Who did? Maybe – maybe – the people inside the clubhouse, who understand that 50 games gone in a season means there are 112 left. Manager Dave Martinez, criticized in a disappointing 2018 as well as through May, remained outwardly buoyant. His approach, stated perhaps 112 more times, was to enter each day with a single goal: go 1-0 today.

“You got to earn it,” said veteran infielder Howie Kendrick, named the most valuable player of the series. “All the losing in the past, all the failures . . . it makes it sweeter.”

From May 24 through Tuesday night, the Nationals have the best record in baseball.

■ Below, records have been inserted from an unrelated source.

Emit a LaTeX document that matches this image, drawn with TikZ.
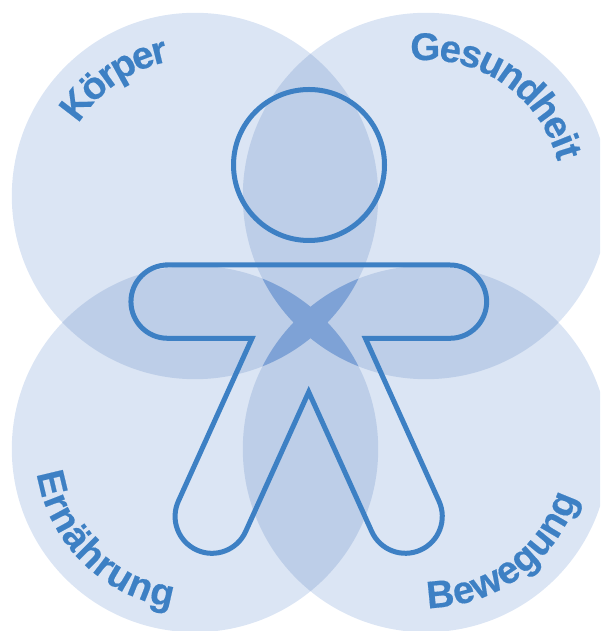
\documentclass[tikz,border=0pt]{standalone}
\usepackage{fontspec}
\setmainfont{Liberation Sans}
\newfontface\glyphface[FakeBold=0.4]{Liberation Sans Bold}
\definecolor{lightC}{HTML}{DBE5F4}
\definecolor{midC}{HTML}{BDCEE8}
\definecolor{darkC}{HTML}{7EA2D6}
\definecolor{lineC}{HTML}{3D80C4}
\newcommand{\pairfill}[3]{\begin{scope}\clip (#1) circle[radius=183.2pt];\fill[#3] (#2) circle[radius=183.2pt];\end{scope}}
% #1 centre, #2 radius, #3 start angle, #4 degrees per em (signed), #5 letter rotation offset, #6 prefix, #7 letters
\newcommand{\arcword}[7]{%
  \foreach \ch/\em [count=\i] in {#7}{%
    \pgfmathsetmacro\ang{#3+\em*(#4)}%
    \pgfmathsetmacro\rot{\ang+(#5)}%
    \node[glyph,rotate=\rot] (#6\i) at ([shift={(\ang:#2)}]#1) {\ch};
  }}
\tikzset{
  glyph/.style={inner sep=0pt,anchor=base,text=lineC,font=\glyphface\fontsize{38.5}{38.5}\selectfont},
  figure line/.style={draw=lineC,line width=5pt}
}
\begin{document}
\begin{tikzpicture}[x=1pt,y=1pt]
\clip (0,0) rectangle (600,631);
\coordinate (TL) at (195,435);
\coordinate (TR) at (426,435);
\coordinate (BL) at (195,182);
\coordinate (BR) at (426,182);
\foreach \c in {TL,TR,BL,BR} \fill[lightC] (\c) circle[radius=183.2pt];
\pairfill{TL}{TR}{midC}
\pairfill{BL}{BR}{midC}
\pairfill{TL}{BL}{midC}
\pairfill{TR}{BR}{midC}
\pairfill{TL}{BR}{darkC}
\pairfill{TR}{BL}{darkC}
\draw[figure line] (309,466) circle[radius=75.5pt];
\draw[figure line] (167.6,366) -- (450,366)
  arc[start angle=90,end angle=-90,radius=36.65pt]
  -- (365.4,292.7) -- (439,129.8)
  arc[start angle=24.3,end angle=-155.7,radius=36.9pt]
  -- (308.7,239) -- (245.6,99.4)
  arc[start angle=-24.3,end angle=-204.3,radius=36.9pt]
  -- (252,292.7) -- (167.6,292.7)
  arc[start angle=270,end angle=90,radius=36.65pt] -- cycle;
\arcword{TL}{137pt}{147.5}{-14.1}{-90}{k}{K/.361,ö/1.0275,r/1.5275,p/2.0275,e/2.611,r/3.0835}
\arcword{TR}{136pt}{96}{-14.75}{-90}{g}{G/.389,e/1.056,s/1.612,u/2.1955,n/2.8065,d/3.4175,h/4.0285,e/4.612,i/5.029,t/5.3345}
\arcword{BL}{160pt}{188.6}{14.45}{90}{n}{E/.3335,r/.8615,n/1.3615,ä/1.945,h/2.5285,r/3.0285,u/3.5285,n/4.1395,g/4.7505}
\arcword{BR}{159pt}{270.5}{14.2}{90}{b}{B/.361,e/1.0,w/1.667,e/2.334,g/2.9175,u/3.5285,n/4.1395,g/4.7505}
\end{tikzpicture}
\end{document}
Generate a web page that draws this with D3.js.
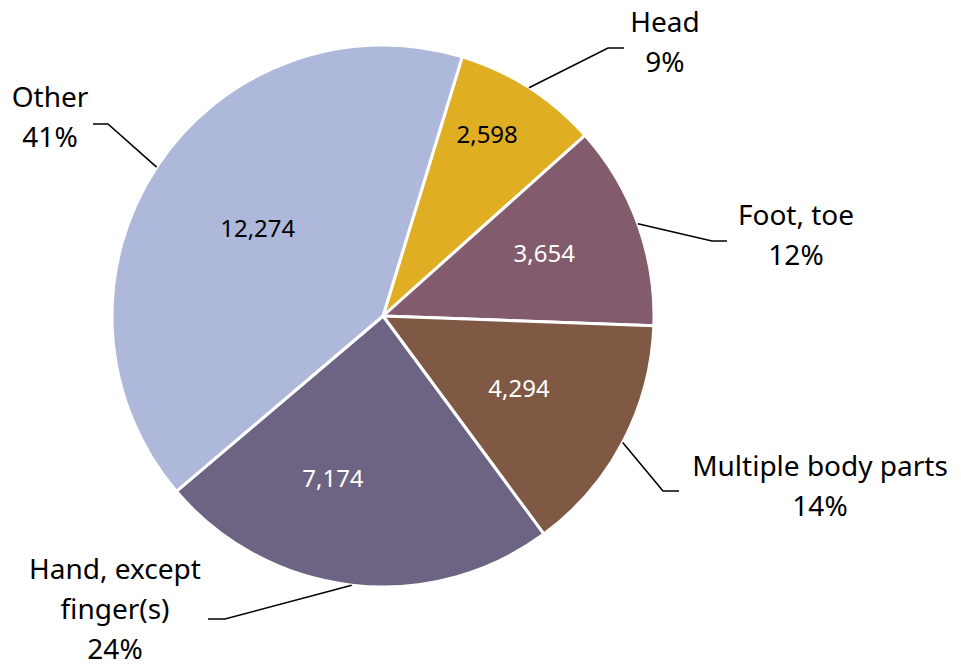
<!DOCTYPE html>
<html>
<head>
<meta charset="utf-8">
<script src="https://cdn.jsdelivr.net/npm/d3@7"></script>
<style>
  body { margin: 0; background: #fff; }
  svg text { font-family: "Noto Sans", "Open Sans", sans-serif; fill: #000; }
</style>
</head>
<body>
<div class="chart"></div>
<script>
// data, clockwise from the top
var categories = ["Head", "Foot, toe", "Multiple body parts", "Hand, except finger(s)", "Other"];
var labelLines = [["Head"], ["Foot, toe"], ["Multiple body parts"], ["Hand, except", "finger(s)"], ["Other"]];
var counts = [2598, 3654, 4294, 7174, 12274];
var percents = ["9%", "12%", "14%", "24%", "41%"];
var colors = ["#e0ae22", "#825b6d", "#7f5944", "#6c6482", "#aeb8da"];
var valueColors = ["#000", "#fff", "#fff", "#fff", "#000"];

// layout (relative to pie center)
var labelX = [282, 413, 437, -268, -333];
var labelY = [-284, -91, 160, 263, -209];
var elbow = [[225, -268], [329, -75], [280, 175], [-158, 303], [-275, -192]];
var lineEnd = [[241, -268], [344, -75], [296, 175], [-175, 303], [-290, -192]];
var valueNudge = [[-2.7, 209], [-1.4, 173], [0.2, 154], [10.5, 170], [1.7, 153]];

var svgWidth = 961;
var svgHeight = 668;
var cx = 383, cy = 316, radius = 271;
var lineHeight = 40;

var svg = d3.select(".chart")
  .append("svg")
  .attr("width", svgWidth)
  .attr("height", svgHeight);

var g = svg.append("g")
  .attr("transform", `translate(${cx}, ${cy})`);

var start = 17 * Math.PI / 180;
var pie = d3.pie()
  .sort(null)
  .startAngle(start)
  .endAngle(start + 2 * Math.PI);

var arcs = pie(counts);

var arc = d3.arc()
  .innerRadius(0)
  .outerRadius(radius);

g.selectAll("path.slice")
  .data(arcs)
  .enter()
  .append("path")
  .attr("class", "slice")
  .attr("d", arc)
  .attr("fill", (d, i) => colors[i])
  .attr("stroke", "#fff")
  .attr("stroke-width", 3)
  .attr("stroke-linejoin", "round");

var fmt = d3.format(",");

// value labels inside slices
g.selectAll("text.value")
  .data(arcs)
  .enter()
  .append("text")
  .attr("class", "value")
  .attr("transform", function(d, i) {
    var mid = (d.startAngle + d.endAngle) / 2 + valueNudge[i][0] * Math.PI / 180;
    var p = d3.pointRadial(mid, valueNudge[i][1]);
    return `translate(${p[0]}, ${p[1]})`;
  })
  .attr("text-anchor", "middle")
  .attr("dy", "0.36em")
  .style("font-size", "24px")
  .style("fill", (d, i) => valueColors[i])
  .text(d => fmt(d.data));

// leader lines
g.selectAll("polyline.leader")
  .data(arcs)
  .enter()
  .append("polyline")
  .attr("class", "leader")
  .attr("points", function(d, i) {
    var mid = (d.startAngle + d.endAngle) / 2;
    var p = d3.pointRadial(mid, radius);
    return [p, elbow[i], lineEnd[i]].map(q => q.join(",")).join(" ");
  })
  .attr("fill", "none")
  .attr("stroke", "#000")
  .attr("stroke-width", 1.6);

// category labels
var labels = g.selectAll("text.cat")
  .data(arcs)
  .enter()
  .append("text")
  .attr("class", "cat")
  .attr("text-anchor", "middle")
  .style("font-size", "28px");

labels.each(function(d, i) {
  var t = d3.select(this);
  var lines = labelLines[i].concat([percents[i]]);
  lines.forEach(function(s, j) {
    t.append("tspan")
      .attr("x", labelX[i])
      .attr("y", labelY[i] + j * lineHeight)
      .text(s);
  });
});
</script>
</body>
</html>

“I love this team, man,” said retired outfielder Jayson Werth, a central figure on the previous four Nats playoff teams. “It takes talent. But it takes chemistry, too, and these guys prove that.”

What’s left to prove: only winning a World Series championship, either against the New York Yankees or the Houston Astros. But for now, allow yourself a long, sweet, exhale, and consider what’s ahead and what’s past. Since its last World Series, Washington has been a laughingstock of a loser, a baseball wasteland, and a reclamation project.

Now, the Nationals are National League champions. It’s the kind of accomplishment that a team and its town woke up to on Wednesday morning, looking at the scars that have now healed, and feeling pretty darned good about itself.